Again in Quote (4), McCain refers to "full scale civil war in Iraq" breaking out if we leave. Implicit in that remark is the fact that currently there is a civil war taking place, but it's not quite up to the full scale category because of United States presence. Again, the was no civil war, small or full scale, taking place in Iraq until we arrived. In the same Quote (4), McCain expresses concern that unnamed Sunni and Shiite governments in the region may intervene in the "full scale civil war," in support of the Muslim sect they favor, and thereby "destabilize the entire region...."

This remark is perhaps the most nonsensical of them all. It presupposes that a stable, or status quo, Middle East is in the best strategic interest of the United States. This writer is not sure that is a valid proposition. The current "stability" in the Middle East is allowing the oil producing nations over there--Saudi, Iran, Iraq, Kuwait, UAE, Bahrain, etc.-- to rob the West of its wealth, without even holding a knife to our throats.

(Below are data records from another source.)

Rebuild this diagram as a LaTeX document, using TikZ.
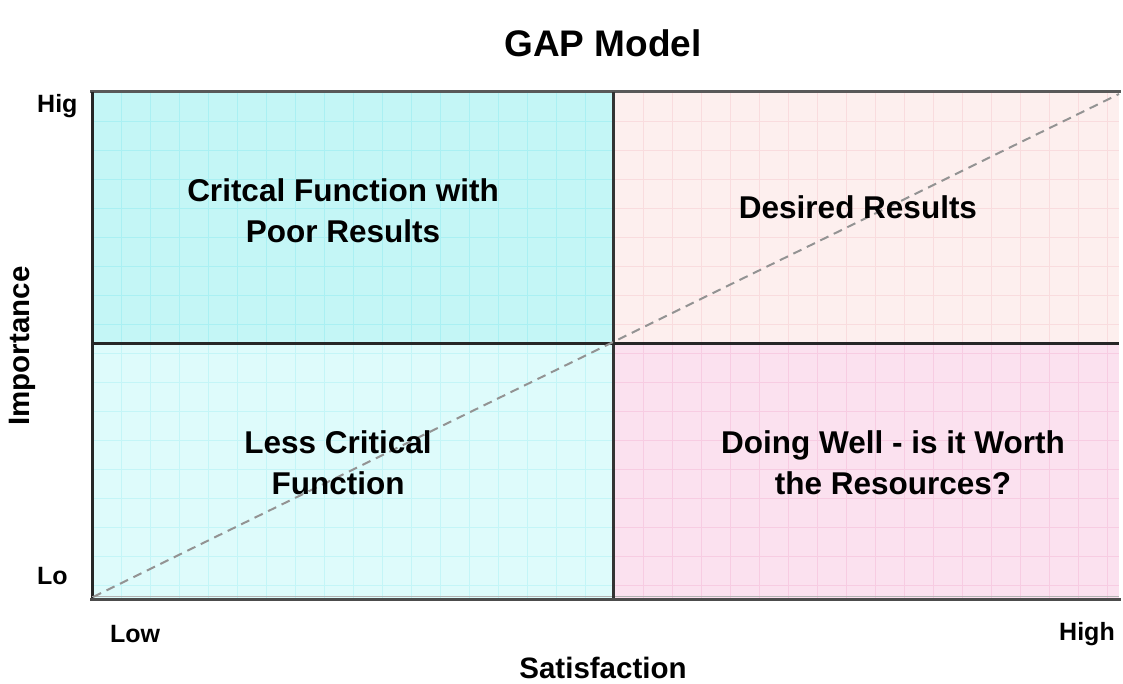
\documentclass[tikz,border=0pt]{standalone}
\usepackage{fontspec}
\setmainfont{Liberation Sans}
\definecolor{tlc}{RGB}{196,246,246}
\definecolor{blc}{RGB}{222,251,251}
\definecolor{trc}{RGB}{253,239,238}
\definecolor{brc}{RGB}{251,225,239}
\definecolor{tlg}{RGB}{170,240,243}
\definecolor{blg}{RGB}{196,245,247}
\definecolor{trg}{RGB}{249,220,222}
\definecolor{brg}{RGB}{247,204,226}
\tikzset{
  quad/.style={font=\bfseries\fontsize{31.5}{40.5}\selectfont, align=center, inner sep=0pt},
  axlab/.style={font=\bfseries\fontsize{25}{28}\selectfont, inner sep=0pt},
  axtitle/.style={font=\bfseries\fontsize{29.5}{34}\selectfont, inner sep=0pt},
  border/.style={line width=3pt},
  gridline/.style={line width=0.6pt},
}
\newcommand{\quadgrid}[5]{%
  \begin{scope}
  \clip (#1,#2) rectangle (#3,#4);
  \foreach \gx in {92,121,...,1119} \draw[gridline,#5] (\gx,92) -- (\gx,598);
  \foreach \gy in {92,121,...,598} \draw[gridline,#5] (92,\gy) -- (1119,\gy);
  \end{scope}}
\begin{document}
\begin{tikzpicture}[x=1pt,y=-1pt]
\useasboundingbox (0,0) rectangle (1123,683);
% fills
\fill[tlc] (92,92) rectangle (613,343);
\fill[trc] (613,92) rectangle (1119,343);
\fill[blc] (92,343) rectangle (613,598);
\fill[brc] (613,343) rectangle (1119,598);
% grids
\quadgrid{92}{92}{613}{343}{tlg}
\quadgrid{613}{92}{1119}{343}{trg}
\quadgrid{92}{343}{613}{598}{blg}
\quadgrid{613}{343}{1119}{598}{brg}
% borders
\draw[border, black!65] (90,91) -- (1121,91);
\draw[border, black!85] (92,92) -- (92,599);
\draw[border, black!70] (90,599) -- (1121,599);
\draw[line width=1.5pt, gray!60] (92,596.5) -- (1119,596.5);
\draw[border, black!80] (613,92) -- (613,598);
\draw[border, black!70!gray] (92,343) -- (1119,343);
% diagonal
\coordinate (D0) at (93,597);
\coordinate (D1) at (1119,94);
\draw[gray!85, line width=2pt, dash pattern=on 9pt off 6pt] (D0) -- (D1);
% texts
\node[font=\bfseries\fontsize{37}{42}\selectfont, inner sep=0pt, anchor=base] (title) at (603,56) {GAP Model};
\node[quad, anchor=base] (tl) at (343,242) {Critcal Function with\\Poor Results};
\node[quad, anchor=base] (tr) at (858,218) {Desired Results};
\node[quad, anchor=base] (bl) at (338,494) {Less Critical\\Function};
\node[quad, anchor=base] (br) at (893,494) {Doing Well - is it Worth\\the Resources?};
\node[axlab, anchor=west] (hig) at (37,106) {Hig};
\node[axlab, anchor=west] (lo) at (37,576) {Lo};
\node[axlab] (low) at (135,634) {Low};
\node[axlab] (high) at (1087,634) {High};
\node[axtitle] (sat) at (603,668) {Satisfaction};
\node[axtitle, rotate=90] (imp) at (22,346) {Importance};
\end{tikzpicture}
\end{document}
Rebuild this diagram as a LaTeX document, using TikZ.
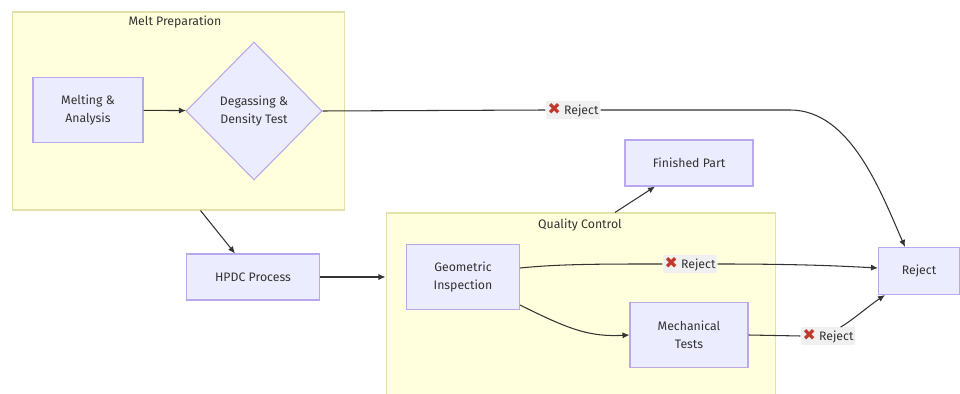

All the West should be concerned with is getting their oil as cheap as possible, period! Would there be some possible dislocations or even brief interruptions in oil flow if Iran and Saudi battle each other on Iraqi turf? Maybe yes; maybe no. They need those revenues as much as the West needs their oil. And they know that.

Internecine bloodshed in the Middle East is preferable to the blood of United States soldiers being shed there.

And, to give Iraqis some credit, perhaps they themselves could unite-as-Iraqis if they saw Saudi and Iranian soldiers invading their land---nothing unites two domestic rivals like a foreign enemy, be it the United States, Saudi Arabia or Iran.